1). I personally would advise you go with Ruby, Java or .NET but stick to one whilst learning, preferably the one closest to he language you know already, which for you means .NET (C#?). I wouldn't recommend PHP under any circumstances but plenty would.
2). Yes, a blog is a good starter project.
3). Just get yourself a good text editor for starters. IDEs make a hash of HTML/CSS/JS which is what you'll be doing a lot of too. But you can stay on the free side by getting a copy of Visual Web Developer Express Edition.
4). Get seriously aware of HTTP, HTML, CSS + JS. In fact don't even think about dynamic pages until you have static pages down solid. Then add dynamic functionality.
Addendum:
From my experience of colleagues who have taken the path you're taking, desktop development teaches you a number of bad habits for web development that you're going to need to unlearn. Specifically: assumptions about state, client vs server, concurrency, and - both most and least serious - inline styling. Bad. Bad. Bad.
A solid understanding of HTTP helps clear some of those, and learning CSS (as an effective way of learning the value of separation of concerns) helps with the latter.
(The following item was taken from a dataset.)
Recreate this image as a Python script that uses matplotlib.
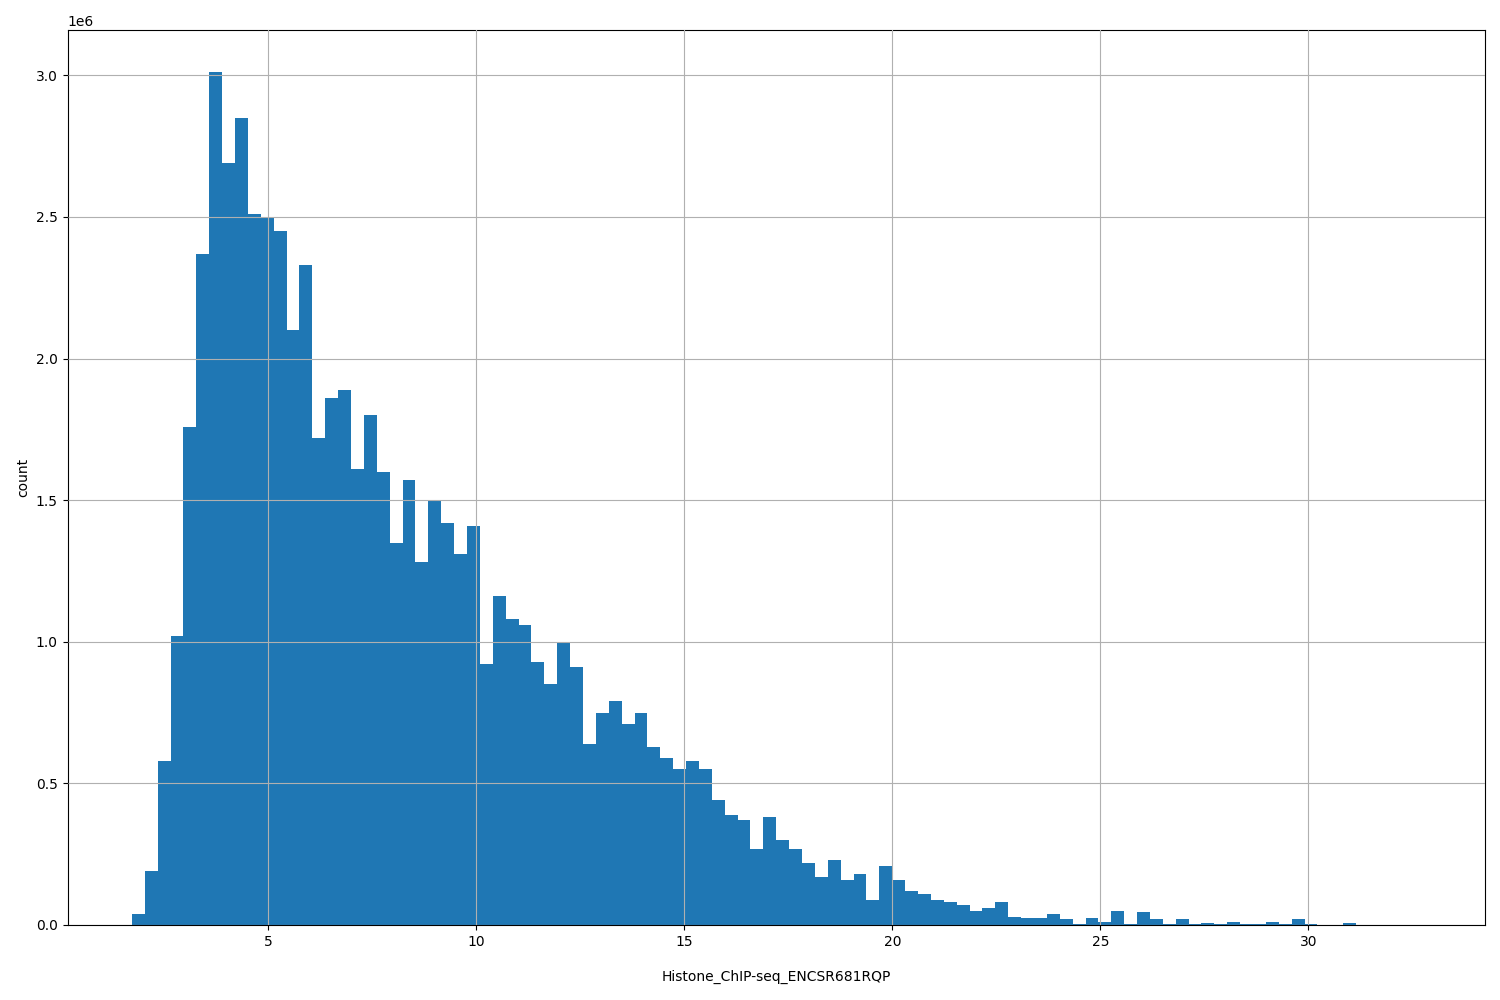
import numpy as np
import matplotlib
matplotlib.use("Agg")
import matplotlib.pyplot as plt

x_min = 1.72
x_max = 32.7
n_bins = 100

# bin counts, in millions
counts_m = [
    0.04, 0.19, 0.58, 1.02, 1.76, 2.37, 3.01, 2.69, 2.85, 2.51,
    2.50, 2.45, 2.10, 2.33, 1.72, 1.86, 1.89, 1.61, 1.80, 1.60,
    1.35, 1.57, 1.28, 1.50, 1.42, 1.31, 1.41, 0.92, 1.16, 1.08,
    1.06, 0.93, 0.85, 1.00, 0.91, 0.64, 0.75, 0.79, 0.71, 0.75,
    0.63, 0.59, 0.55, 0.58, 0.55, 0.44, 0.39, 0.37, 0.27, 0.38,
    0.30, 0.27, 0.22, 0.17, 0.23, 0.16, 0.18, 0.09, 0.21, 0.16,
    0.12, 0.11, 0.09, 0.08, 0.07, 0.05, 0.06, 0.08, 0.03, 0.025,
    0.025, 0.04, 0.02, 0.005, 0.025, 0.01, 0.05, 0.005, 0.045, 0.02,
    0.003, 0.02, 0.002, 0.008, 0.002, 0.01, 0.004, 0.004, 0.01, 0.002,
    0.02, 0.005, 0.001, 0.001, 0.008, 0.001, 0.0005, 0.0005, 0.0005, 0.001,
]

edges = np.linspace(x_min, x_max, n_bins + 1)
counts = np.array(counts_m) * 1e6

fig, ax = plt.subplots(figsize=(15, 10), dpi=100)
ax.bar(edges[:-1], counts, width=np.diff(edges), align="edge", color="#1f77b4")
ax.set_xlim(x_min - 0.05 * (x_max - x_min), x_max + 0.05 * (x_max - x_min))
ax.set_ylim(0, 3.16e6)
ax.grid(True)
ax.set_axisbelow(False)
ax.set_xlabel("Histone_ChIP-seq_ENCSR681RQP", labelpad=15)
ax.set_ylabel("count")
fig.subplots_adjust(left=0.045, right=0.99, top=0.97, bottom=0.075)
fig.savefig("out.png")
Concurrency is something most frameworks will take you 90% of the way with but it's always going to be up to you to think about when and how to apply it.
Given further thought I would ultimately recommend you stay in .NET land (the ASP.NET pipeline model and C# as a whole are solid and mind-blowing respectively) and get yourself express and download ASP.NET MVC extensions for it - the WebForms model is pretty widely reviled by web developers for a reason, but coming from a desktop background it might be more immediate for you. At the expense of settling you into those bad habits I mentioned.